Lillian Roth, a vaudeville headliner and modest success in early talkie musicals, disappeared into a fog of alcoholism only to reemerge in the ‘50s with a bestselling memoir of her battle with booze. It was the first big “True Confession” type tell-all book from a fallen star, providing an excuse for the never-successful to gloat over the ruin of a former favorite, and for masochists to pore over every “just how bad did it get?” detail. When it was made into a movie by MGM, some of the harder edges of the book were jettisoned, of course, but it still provided a harrowing/hilarious showcase for that Queen of the Masochists, Susan Hayward, a blunt Brooklyn redhead who was always chasing after awards by acting out sordid ordeals of one kind or another. Just as Roth set the standard for tell-alls, Hayward practically invented the shameless Oscar-bait performance, which, for her, usually involved heavy drinking, getting beat up, enduring Death Row, and generally going to the dogs, all of which she invested with a twisted sort of glamour.

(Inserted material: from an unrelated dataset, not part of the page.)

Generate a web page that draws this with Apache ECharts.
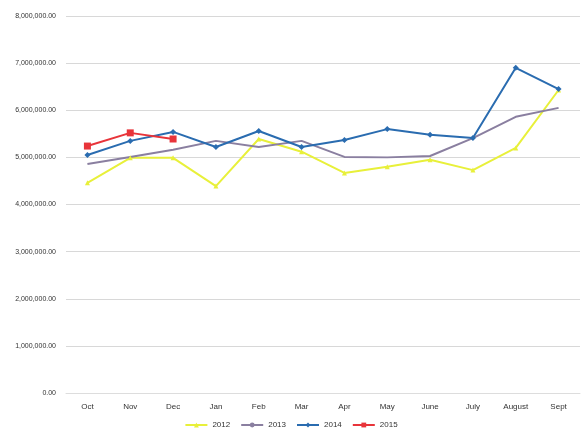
<!DOCTYPE html>
<html><head><meta charset="utf-8">
<script src="https://cdn.jsdelivr.net/npm/echarts@6/dist/echarts.min.js"></script>
<style>html,body{margin:0;background:#fff}#c{width:582px;height:436px}</style>
</head><body><div id="c"></div>
<script>
const months = ['Oct','Nov','Dec','Jan','Feb','Mar','Apr','May','June','July','August','Sept'];
const y2012 = [4460000,4990000,4990000,4390000,5390000,5120000,4670000,4800000,4950000,4730000,5200000,6430000];
const y2013 = [4860000,5010000,5160000,5350000,5220000,5350000,5010000,5000000,5030000,5410000,5860000,6050000];
const y2014 = [5050000,5350000,5540000,5220000,5560000,5220000,5370000,5600000,5480000,5410000,6900000,6450000];
const y2015 = [5240000,5520000,5390000];

const fmt = v => v.toLocaleString('en-US',{minimumFractionDigits:2,maximumFractionDigits:2});
function line(name, data, color, symbol, size) {
  return { name, type:'line', data, symbol, symbolSize:size,
    lineStyle:{color, width:2}, itemStyle:{color} };
}
const chart = echarts.init(document.getElementById('c'));
chart.setOption({
  animation:false,
  grid:{left:66,right:2,top:16,bottom:43},
  xAxis:{type:'category',data:months,
    axisLine:{lineStyle:{color:'#ddd'}},axisTick:{show:false},
    axisLabel:{color:'#333',fontSize:8,margin:10,interval:0}},
  yAxis:{type:'value',min:0,max:8000000,interval:1000000,
    axisLabel:{color:'#333',fontSize:7,formatter:fmt,margin:10},
    splitLine:{lineStyle:{color:'#d8d8d8'}}},
  legend:{bottom:2,left:'center',itemWidth:22,itemHeight:6,itemGap:10,
    textStyle:{fontSize:8,color:'#333'}},
  series:[
    line('2012',y2012,'#e8f03a','triangle',5),
    line('2013',y2013,'#8a7fa0','none',4),
    line('2014',y2014,'#2a6cb0','diamond',6),
    line('2015',y2015,'#e8343a','rect',7)
  ]
});
</script></body></html>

In the ‘40s, Hayward had a distinctive and rather bitchy sex appeal and clear hunger for stardom that gave way in the ‘50s to a weary but still authoritative command of frank self-pity and tough-broad defiance. Her performance here has its ludicrous side, but that’s part of the fun: any self-respecting drag queen should have her tone-deaf rendition of an up-tempo ditty like “Sing You Sinners” in their repertoire, complete with weirdly stiff arm gestures made to show off the carefully arranged Hayward décolletage. Such semaphore-style arm movements run in the family; as Lillian’s smothering, abusive stage mama, Jo Van Fleet is forever raising her hands to her sternum in passive-aggressive anguish, while Hayward saws at the space between them, and they both boom at each other in their Noo Yawk accents. These two ain’t subtle, and the first hour of the movie is rough going, as Roth loses a dull fiancée (Ray Danton) and marries a very dull cadet (Don Taylor). During these preliminary exercises in heartbreak, there are too many moments where Hayward uncomfortably navigates the difference between a comic drunk scene and more melodramatic inebriation.
In the early scenes, Hayward plays Roth as a weak-willed, colorless victim of her mother, men, and strong drink, and director Daniel Mann loses our attention with choppy editing, a fractured time scheme, and weird dissolves. In the second hour, however, when Hayward starts to get the shakes and she meets up with a scary sadist (Richard Conte), the movie comes into its own as a compellingly tawdry spectacle of abuse. Mann’s ellipses start to serve a purpose, hinting at beatings and assorted tortures inflicted on Hayward by Conte’s mean husband, who takes advantage of his wife’s money and seems to savage her just because he gets a kick out of it. For about a half hour, Hayward is on firm ground as she travels down to the depths of Skid Row, chillingly reverting to a childhood audition spiel in a seedy bar, and then sinking to prostitution and worse. She seems to glory in making herself into a twitchy, ugly mess, wandering around what look like real on-the-Bowery locations, doing final battle with Mama Van Fleet (just try to look away!), and then considering suicide by a cheap hotel window. The film reverts to camp when it becomes a commercial for Alcoholic’s Anonymous, and the gutsy Hayward herself is a camp item these days. But her intense physical commitment to the reenactment of this woman’s random ordeal is still something to see.
The print is clean, but the mono sound is tinny, which is bad news for Alex North's stormy score, but good news for those who don't want to withstand the full force of Susan Hayward's balls-out performance of "When the Red, Red Robin Comes Bob, Bob, Bobbin' Along."
A Lillian Roth short subject (in which she is charmingly energetic but not particularly talented), newsreel of the film's premiere, and a trailer.
A prime object of study for Susan Hayward scholars.